§ **Exercise goal**
Skip the pictures. Set down, word for word, the lines from the start of the material up to and including the line with "a_xticks = [-25, -20, -15, -10, -5, 0]".
++++++
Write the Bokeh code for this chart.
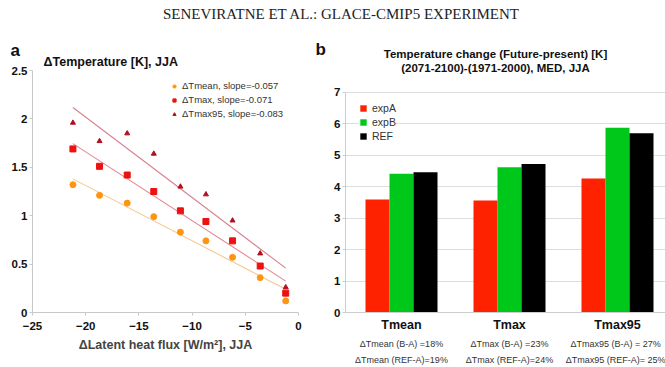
import numpy as np
from bokeh.plotting import figure
from bokeh.layouts import column, row
from bokeh.models import (ColumnDataSource, Label, Legend, LegendItem, FixedTicker, Range1d,
                          LinearAxis)
from bokeh.transform import dodge
from bokeh.embed import file_html
from bokeh.resources import INLINE

# ---------------- data ----------------
latent_flux = [-21.2, -18.7, -16.1, -13.6, -11.1, -8.7, -6.2, -3.6, -1.2]
d_tmean = [1.32, 1.21, 1.13, 0.99, 0.83, 0.74, 0.57, 0.36, 0.12]
d_tmax = [1.69, 1.51, 1.42, 1.25, 1.05, 0.94, 0.74, 0.48, 0.20]
d_tmax95 = [1.96, 1.77, 1.85, 1.64, 1.30, 1.22, 0.95, 0.61, 0.26]
slopes = [-0.057, -0.071, -0.083]
slope_labels = ["\u0394Tmean, slope=-0.057", "\u0394Tmax, slope=-0.071", "\u0394Tmax95, slope=-0.083"]
a_yticks = [0, 0.5, 1, 1.5, 2, 2.5]
a_ytick_labels = ["0", "0.5", "1", "1.5", "2", "2.5"]
a_xticks = [-25, -20, -15, -10, -5, 0]

categories = ["Tmean", "Tmax", "Tmax95"]
expA = [3.59, 3.56, 4.26]
expB = [4.41, 4.62, 5.87]
ref = [4.46, 4.72, 5.70]
notes_ba = ["\u0394Tmean (B-A) =18%", "\u0394Tmax (B-A) =23%", "\u0394Tmax95 (B-A) = 27%"]
notes_ref = ["\u0394Tmean (REF-A)=19%", "\u0394Tmax (REF-A)=24%", "\u0394Tmax95 (REF-A)= 25%"]
b_yticks = [0, 1, 2, 3, 4, 5, 6, 7]

FONT = "Liberation Sans"


def canvas_label(p, x, y, text, side="above", **kw):
    lab = Label(x=x, y=y, x_units=kw.pop("x_units", "canvas"), y_units="canvas", text=text,
                text_font=kw.pop("text_font", FONT), text_baseline="middle", **kw)
    p.add_layout(lab, side)
    return lab


# ---------------- header ----------------
hdr = figure(width=665, height=22, output_backend="svg", toolbar_location=None,
             x_range=(0, 1), y_range=(0, 1), min_border=0)
hdr.axis.visible = False
hdr.grid.visible = False
hdr.outline_line_color = None
hdr.add_layout(Label(x=341, y=9, x_units="screen", y_units="screen",
                     text="SENEVIRATNE ET AL.: GLACE-CMIP5 EXPERIMENT",
                     text_font="Liberation Serif", text_font_size="15px",
                     text_color="#222222", text_align="center", text_baseline="middle"))

# ---------------- panel a ----------------
p1 = figure(width=315, height=345, output_backend="svg", toolbar_location=None,
            x_range=Range1d(-25, 0), y_range=Range1d(0, 2.5), title_location=None,
            min_border_left=32, min_border_right=17, min_border_top=48, min_border_bottom=53)
p1.grid.visible = False
p1.outline_line_color = None
for ax in (p1.xaxis[0], p1.yaxis[0]):
    ax.axis_line_color = "#c8c8c8"
    ax.major_tick_line_color = "#c8c8c8"
    ax.major_tick_out = 3
    ax.major_tick_in = 0
    ax.minor_tick_line_color = None
    ax.major_label_text_font = FONT
    ax.major_label_text_font_style = "bold"
    ax.major_label_text_font_size = "11.5px"
    ax.major_label_text_color = "#111111"
p1.yaxis[0].ticker = FixedTicker(ticks=a_yticks)
p1.yaxis[0].major_label_overrides = {t: l for t, l in zip(a_yticks, a_ytick_labels)}
p1.yaxis[0].major_label_standoff = 2
p1.xaxis[0].ticker = FixedTicker(ticks=a_xticks)
p1.xaxis[0].major_label_standoff = 6
p1.xaxis[0].axis_label = "\u0394Latent heat flux [W/m\u00b2], JJA"
p1.xaxis[0].axis_label_text_font = FONT
p1.xaxis[0].axis_label_text_font_style = "bold"
p1.xaxis[0].axis_label_text_font_size = "12.5px"
p1.xaxis[0].axis_label_standoff = 5

series = [
    (d_tmean, "#ff9410", "#f6c88e", "circle", 6),
    (d_tmax, "#ee1111", "#e38890", "square", 6),
    (d_tmax95, "#b01020", "#d8808f", "triangle", 5),
]
xs = np.array(latent_flux)
items = []
for (ys, mcol, lcol, marker, size), k, lab in zip(series, slopes, slope_labels):
    yarr = np.array(ys)
    b = yarr.mean() - k * xs.mean()
    xl = [xs.min(), xs.max()]
    p1.line(xl, [k * v + b for v in xl], line_color=lcol, line_width=1.1)
    r = p1.scatter(latent_flux, ys, marker=marker, size=size, fill_color=mcol, line_color=mcol)
    items.append(LegendItem(label=lab, renderers=[r]))

leg1 = Legend(items=items, location=(138, 193), orientation="vertical",
              background_fill_alpha=0, border_line_color=None,
              glyph_width=8, glyph_height=8, label_height=11, label_width=10,
              label_standoff=4, spacing=3, padding=2, margin=0,
              label_text_font=FONT, label_text_font_size="9.5px", label_text_color="#333333")
p1.add_layout(leg1)

canvas_label(p1, 10, 28, "a", text_font_style="bold", text_font_size="17px", text_color="#111111")
canvas_label(p1, 43, 39, "\u0394Temperature [K], JJA", text_font_style="bold",
             text_font_size="12.5px", text_color="#111111")

# ---------------- panel b ----------------
pos = list(range(1, len(categories) + 1))
src = ColumnDataSource(dict(x=pos, expA=expA, expB=expB, ref=ref))
x0 = 1 - 56 / 108
y_top = 7 + 22 / ((314 - 92) / 7)
p2 = figure(width=350, height=345, output_backend="svg", toolbar_location=None,
            x_range=Range1d(x0, x0 + 320 / 108), y_range=Range1d(0, y_top), title_location=None,
            min_border_left=30, min_border_right=0, min_border_top=48, min_border_bottom=53)
p2.xgrid.visible = False
p2.ygrid.grid_line_color = "#dddddd"
p2.ygrid.ticker = FixedTicker(ticks=b_yticks)
p2.outline_line_color = None
for ax in (p2.xaxis[0], p2.yaxis[0]):
    ax.axis_line_color = "#cccccc"
    ax.major_tick_line_color = "#cccccc"
    ax.major_tick_out = 3
    ax.major_tick_in = 0
    ax.minor_tick_line_color = None
    ax.major_label_text_font = FONT
    ax.major_label_text_font_style = "bold"
    ax.major_label_text_color = "#111111"
p2.yaxis[0].ticker = FixedTicker(ticks=b_yticks)
p2.yaxis[0].bounds = (0, 7)
p2.yaxis[0].major_label_text_font_size = "11.5px"
p2.yaxis[0].major_label_standoff = 2
p2.xaxis[0].ticker = FixedTicker(ticks=pos)
p2.xaxis[0].major_tick_line_color = None
p2.xaxis[0].major_tick_out = 0
p2.xaxis[0].major_label_overrides = {p: c for p, c in zip(pos, categories)}
p2.xaxis[0].major_label_text_font_size = "12.5px"
p2.xaxis[0].major_label_standoff = 5

notes_axis = LinearAxis(ticker=FixedTicker(ticks=pos),
                        major_label_overrides={p: f"{n1}\n{n2}" for p, n1, n2 in zip(pos, notes_ba, notes_ref)},
                        axis_line_color=None, major_tick_line_color=None, minor_tick_line_color=None,
                        major_tick_out=0, major_tick_in=0, major_label_standoff=4,
                        major_label_text_font=FONT, major_label_text_font_size="9px",
                        major_label_text_color="#333333", major_label_text_line_height=1.6)
p2.add_layout(notes_axis, "below")

bw = 24 / 108
rA = p2.vbar(x=dodge("x", -bw, range=p2.x_range), top="expA", width=bw, source=src,
             fill_color="#ff2200", line_color=None)
rB = p2.vbar(x="x", top="expB", width=bw, source=src, fill_color="#00c81a", line_color=None)
rR = p2.vbar(x=dodge("x", bw, range=p2.x_range), top="ref", width=bw, source=src,
             fill_color="#000000", line_color=None)
leg2 = Legend(items=[LegendItem(label="expA", renderers=[rA]),
                     LegendItem(label="expB", renderers=[rB]),
                     LegendItem(label="REF", renderers=[rR])],
              location=(14, 170), background_fill_color="white", background_fill_alpha=1,
              border_line_color=None, glyph_width=8, glyph_height=8, label_height=8,
              label_width=10, label_standoff=5, spacing=2, padding=6, margin=0,
              label_text_font=FONT, label_text_font_size="10.5px", label_text_color="#333333")
p2.add_layout(leg2)

canvas_label(p2, 0, 27, "b", text_font_style="bold", text_font_size="17px", text_color="#111111")
for txt, yy in (("Temperature change (Future-present) [K]", 31),
                ("(2071-2100)-(1971-2000), MED, JJA", 45)):
    canvas_label(p2, 180, yy, txt, text_font_style="bold", text_font_size="11.5px",
                 text_color="#111111", text_align="center")

layout = column(hdr, row(p1, p2))
open("out.html", "w").write(file_html(layout, INLINE))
++++++
§ **Final result**
Write the Bokeh code for this chart.
import numpy as np
from bokeh.plotting import figure
from bokeh.layouts import column, row
from bokeh.models import (ColumnDataSource, Label, Legend, LegendItem, FixedTicker, Range1d,
                          LinearAxis)
from bokeh.transform import dodge
from bokeh.embed import file_html
from bokeh.resources import INLINE

# ---------------- data ----------------
latent_flux = [-21.2, -18.7, -16.1, -13.6, -11.1, -8.7, -6.2, -3.6, -1.2]
d_tmean = [1.32, 1.21, 1.13, 0.99, 0.83, 0.74, 0.57, 0.36, 0.12]
d_tmax = [1.69, 1.51, 1.42, 1.25, 1.05, 0.94, 0.74, 0.48, 0.20]
d_tmax95 = [1.96, 1.77, 1.85, 1.64, 1.30, 1.22, 0.95, 0.61, 0.26]
slopes = [-0.057, -0.071, -0.083]
slope_labels = ["\u0394Tmean, slope=-0.057", "\u0394Tmax, slope=-0.071", "\u0394Tmax95, slope=-0.083"]
a_yticks = [0, 0.5, 1, 1.5, 2, 2.5]
a_ytick_labels = ["0", "0.5", "1", "1.5", "2", "2.5"]
a_xticks = [-25, -20, -15, -10, -5, 0]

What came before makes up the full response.